Petrichor
Your word for the week is petrichor. It means the smell of rain on dry soil. The refreshing petrichor of summer brought a coolness to a hot and sticky Pensacola. I don’t know how you would ever have occasion to use that sentence, but now you can.
It was the “word of the day” at the gas station this week while I was filling up. I like to play a little game with myself when I see the “word of the day” coming — whether it will be a word I actually use, whether I know it enough to be vaguely acquainted with its usage, etc. I flatter myself that I have a relatively sizeable lexicon. But I’ll admit, I had never even seen that word. And then by the time I got to the office, I had forgotten it.
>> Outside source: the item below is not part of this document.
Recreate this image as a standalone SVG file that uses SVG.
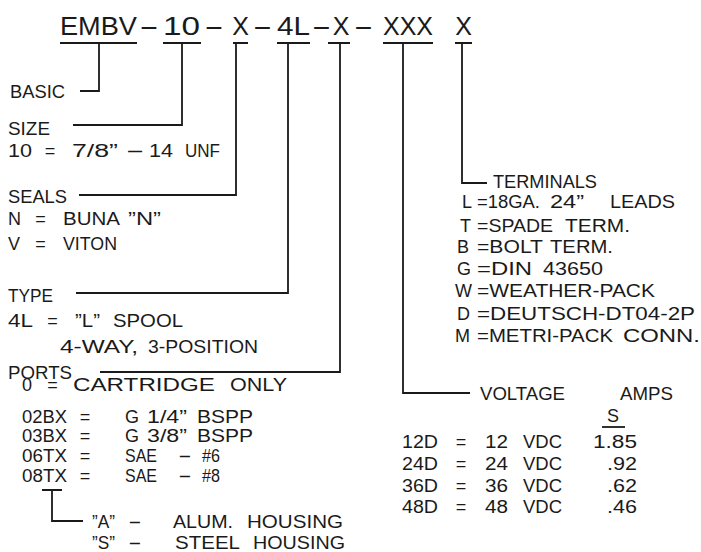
<svg xmlns="http://www.w3.org/2000/svg" width="701" height="552" viewBox="0 0 701 552">
<style>
text{font-family:"Liberation Sans",Arial,sans-serif;fill:#1a1a1a;font-size:18px}
.ttl{font-size:25px}
.m{text-anchor:middle}
.ln{stroke:#1a1a1a;stroke-width:1.8;fill:none}
</style>
<rect width="701" height="552" fill="#fff"/>
<g id="title">
<text class="ttl" x="60" y="35" textLength="77" lengthAdjust="spacingAndGlyphs">EMBV</text>
<text class="ttl m" transform="translate(149 35) scale(2.4 1)" x="0" y="0">-</text>
<text class="ttl" x="163" y="35" textLength="37" lengthAdjust="spacingAndGlyphs">10</text>
<text class="ttl m" transform="translate(214 35) scale(2.4 1)" x="0" y="0">-</text>
<text class="ttl m" x="240.5" y="35">X</text>
<text class="ttl m" transform="translate(262.5 35) scale(2.4 1)" x="0" y="0">-</text>
<text class="ttl" x="277" y="35" textLength="33" lengthAdjust="spacingAndGlyphs">4L</text>
<text class="ttl m" transform="translate(321.5 35) scale(2.4 1)" x="0" y="0">-</text>
<text class="ttl m" x="341" y="35">X</text>
<text class="ttl m" transform="translate(363.5 35) scale(2.4 1)" x="0" y="0">-</text>
<text class="ttl" x="383" y="35" textLength="50" lengthAdjust="spacingAndGlyphs">XXX</text>
<text class="ttl m" x="463.5" y="35">X</text>
</g>
<g id="connectors" class="ln">
<path d="M60 43H137M163 43H201M233 43H248M277 43H310M328 43H350M383 43H433M455 43H472"/>
<path d="M99 43V91H80"/>
<path d="M182 43V125H73"/>
<path d="M236 43V195H79"/>
<path d="M288 43V293H76"/>
<path d="M340 43V372H100"/>
<path d="M403 43V393H470"/>
<path d="M462 43V183H487"/>
<path d="M42 490H62M52 490V521H83"/>
<path d="M602 427H625"/>
</g>
<g id="basic">
<text x="10" y="98" textLength="55" lengthAdjust="spacingAndGlyphs">BASIC</text>
</g>
<g id="size">
<text x="8" y="135" textLength="42" lengthAdjust="spacingAndGlyphs">SIZE</text>
<text x="8" y="157" textLength="24" lengthAdjust="spacingAndGlyphs">10</text>
<text class="m" x="50" y="157">=</text>
<text x="72" y="157" textLength="46" lengthAdjust="spacingAndGlyphs">7/8”</text>
<text class="m" transform="translate(135 157) scale(3.2 1)" x="0" y="0">-</text>
<text x="149" y="157" textLength="24" lengthAdjust="spacingAndGlyphs">14</text>
<text x="185" y="157" textLength="35" lengthAdjust="spacingAndGlyphs">UNF</text>
</g>
<g id="seals">
<text x="8" y="203" textLength="59" lengthAdjust="spacingAndGlyphs">SEALS</text>
<text x="8" y="225">N</text>
<text class="m" x="40.5" y="225">=</text>
<text x="63" y="225" textLength="57" lengthAdjust="spacingAndGlyphs">BUNA</text>
<text x="128" y="225" textLength="33" lengthAdjust="spacingAndGlyphs">”N”</text>
<text x="8" y="250">V</text>
<text class="m" x="40.5" y="250">=</text>
<text x="63" y="250" textLength="54" lengthAdjust="spacingAndGlyphs">VITON</text>
</g>
<g id="type">
<text x="8" y="302" textLength="45" lengthAdjust="spacingAndGlyphs">TYPE</text>
<text x="8" y="327" textLength="25" lengthAdjust="spacingAndGlyphs">4L</text>
<text class="m" x="52.5" y="327">=</text>
<text x="75" y="327" textLength="25" lengthAdjust="spacingAndGlyphs">”L”</text>
<text x="113" y="327" textLength="70" lengthAdjust="spacingAndGlyphs">SPOOL</text>
<text x="60" y="353" textLength="78" lengthAdjust="spacingAndGlyphs">4-WAY,</text>
<text x="148" y="353" textLength="110" lengthAdjust="spacingAndGlyphs">3-POSITION</text>
</g>
<g id="ports">
<text x="8" y="379" textLength="64" lengthAdjust="spacingAndGlyphs">PORTS</text>
<text x="22" y="391">0</text>
<text class="m" x="52.5" y="391">=</text>
<text x="73" y="391" textLength="142" lengthAdjust="spacingAndGlyphs">CARTRIDGE</text>
<text x="230" y="391" textLength="57" lengthAdjust="spacingAndGlyphs">ONLY</text>
<text x="22" y="423" textLength="45" lengthAdjust="spacingAndGlyphs">02BX</text>
<text class="m" x="85" y="423">=</text>
<text x="125" y="423">G</text>
<text x="147" y="423" textLength="40" lengthAdjust="spacingAndGlyphs">1/4”</text>
<text x="197" y="423" textLength="56" lengthAdjust="spacingAndGlyphs">BSPP</text>
<text x="22" y="442" textLength="45" lengthAdjust="spacingAndGlyphs">03BX</text>
<text class="m" x="85" y="442">=</text>
<text x="125" y="442">G</text>
<text x="147" y="442" textLength="40" lengthAdjust="spacingAndGlyphs">3/8”</text>
<text x="197" y="442" textLength="56" lengthAdjust="spacingAndGlyphs">BSPP</text>
<text x="22" y="462" textLength="45" lengthAdjust="spacingAndGlyphs">06TX</text>
<text class="m" x="85" y="462">=</text>
<text x="125" y="462" textLength="32" lengthAdjust="spacingAndGlyphs">SAE</text>
<text class="m" transform="translate(185 462) scale(2.3 1)" x="0" y="0">-</text>
<text x="202" y="462" textLength="18" lengthAdjust="spacingAndGlyphs">#6</text>
<text x="22" y="482" textLength="45" lengthAdjust="spacingAndGlyphs">08TX</text>
<text class="m" x="85" y="482">=</text>
<text x="125" y="482" textLength="32" lengthAdjust="spacingAndGlyphs">SAE</text>
<text class="m" transform="translate(185 482) scale(2.3 1)" x="0" y="0">-</text>
<text x="202" y="482" textLength="18" lengthAdjust="spacingAndGlyphs">#8</text>
</g>
<g id="housing">
<text x="92" y="528" textLength="23" lengthAdjust="spacingAndGlyphs">”A”</text>
<text class="m" transform="translate(135 528) scale(2.3 1)" x="0" y="0">-</text>
<text x="173" y="528" textLength="60" lengthAdjust="spacingAndGlyphs">ALUM.</text>
<text x="247" y="528" textLength="96" lengthAdjust="spacingAndGlyphs">HOUSING</text>
<text x="92" y="549" textLength="23" lengthAdjust="spacingAndGlyphs">”S”</text>
<text class="m" transform="translate(135 549) scale(2.3 1)" x="0" y="0">-</text>
<text x="175" y="549" textLength="65" lengthAdjust="spacingAndGlyphs">STEEL</text>
<text x="253" y="549" textLength="92" lengthAdjust="spacingAndGlyphs">HOUSING</text>
</g>
<g id="terminals">
<text x="493" y="188" textLength="104" lengthAdjust="spacingAndGlyphs">TERMINALS</text>
<text x="462" y="208">L</text>
<text x="477" y="208" textLength="63" lengthAdjust="spacingAndGlyphs">=18GA.</text>
<text x="550" y="208" textLength="34" lengthAdjust="spacingAndGlyphs">24”</text>
<text x="610" y="208" textLength="65" lengthAdjust="spacingAndGlyphs">LEADS</text>
<text x="460" y="232">T</text>
<text x="477" y="232" textLength="76" lengthAdjust="spacingAndGlyphs">=SPADE</text>
<text x="565" y="232" textLength="65" lengthAdjust="spacingAndGlyphs">TERM.</text>
<text x="457" y="253">B</text>
<text x="477" y="253" textLength="66" lengthAdjust="spacingAndGlyphs">=BOLT</text>
<text x="550" y="253" textLength="63" lengthAdjust="spacingAndGlyphs">TERM.</text>
<text x="457" y="275">G</text>
<text x="477" y="275" textLength="55" lengthAdjust="spacingAndGlyphs">=DIN</text>
<text x="543" y="275" textLength="60" lengthAdjust="spacingAndGlyphs">43650</text>
<text x="455" y="297">W</text>
<text x="477" y="297" textLength="178" lengthAdjust="spacingAndGlyphs">=WEATHER-PACK</text>
<text x="457" y="320">D</text>
<text x="477" y="320" textLength="218" lengthAdjust="spacingAndGlyphs">=DEUTSCH-DT04-2P</text>
<text x="455" y="342">M</text>
<text x="477" y="342" textLength="136" lengthAdjust="spacingAndGlyphs">=METRI-PACK</text>
<text x="623" y="342" textLength="77" lengthAdjust="spacingAndGlyphs">CONN.</text>
</g>
<g id="voltage">
<text x="480" y="400" textLength="85" lengthAdjust="spacingAndGlyphs">VOLTAGE</text>
<text x="620" y="400" textLength="53" lengthAdjust="spacingAndGlyphs">AMPS</text>
<text x="607" y="422">S</text>
<text x="402" y="448" textLength="36" lengthAdjust="spacingAndGlyphs">12D</text>
<text class="m" x="461" y="448">=</text>
<text x="485" y="448" textLength="23" lengthAdjust="spacingAndGlyphs">12</text>
<text x="523" y="448" textLength="39" lengthAdjust="spacingAndGlyphs">VDC</text>
<text x="593" y="448" textLength="44" lengthAdjust="spacingAndGlyphs">1.85</text>
<text x="402" y="470" textLength="36" lengthAdjust="spacingAndGlyphs">24D</text>
<text class="m" x="461" y="470">=</text>
<text x="485" y="470" textLength="23" lengthAdjust="spacingAndGlyphs">24</text>
<text x="523" y="470" textLength="39" lengthAdjust="spacingAndGlyphs">VDC</text>
<text x="607" y="470" textLength="30" lengthAdjust="spacingAndGlyphs">.92</text>
<text x="402" y="492" textLength="36" lengthAdjust="spacingAndGlyphs">36D</text>
<text class="m" x="461" y="492">=</text>
<text x="485" y="492" textLength="23" lengthAdjust="spacingAndGlyphs">36</text>
<text x="523" y="492" textLength="39" lengthAdjust="spacingAndGlyphs">VDC</text>
<text x="607" y="492" textLength="30" lengthAdjust="spacingAndGlyphs">.62</text>
<text x="402" y="513" textLength="36" lengthAdjust="spacingAndGlyphs">48D</text>
<text class="m" x="461" y="513">=</text>
<text x="485" y="513" textLength="23" lengthAdjust="spacingAndGlyphs">48</text>
<text x="523" y="513" textLength="39" lengthAdjust="spacingAndGlyphs">VDC</text>
<text x="607" y="513" textLength="30" lengthAdjust="spacingAndGlyphs">.46</text>
</g>
</svg>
Thankfully I was able to track it down; otherwise I would not have an article for this space this week.
You know by now, I am all about learning new things. “Wisdom excels folly as light excels darkness” (Ecclesiastes 2:13). But, as Solomon learned all too well, knowledge for its own sake is as vain as the various pleasures of the flesh. The blessings God gives us must be used in a productive way, or else we might as well not be given them at all.
Unless I feel the pressing urge to sound snooty, I likely will go the next six months without referring to petrichor. And that knowledge will leave me, perhaps forever. I would hate for that to happen to the insights I gain from reading the Bible this year — particularly the parts I don’t read very often on my own. If I read with a view to application, though, perhaps it will bring a fresh petrichor to my walk with Christ.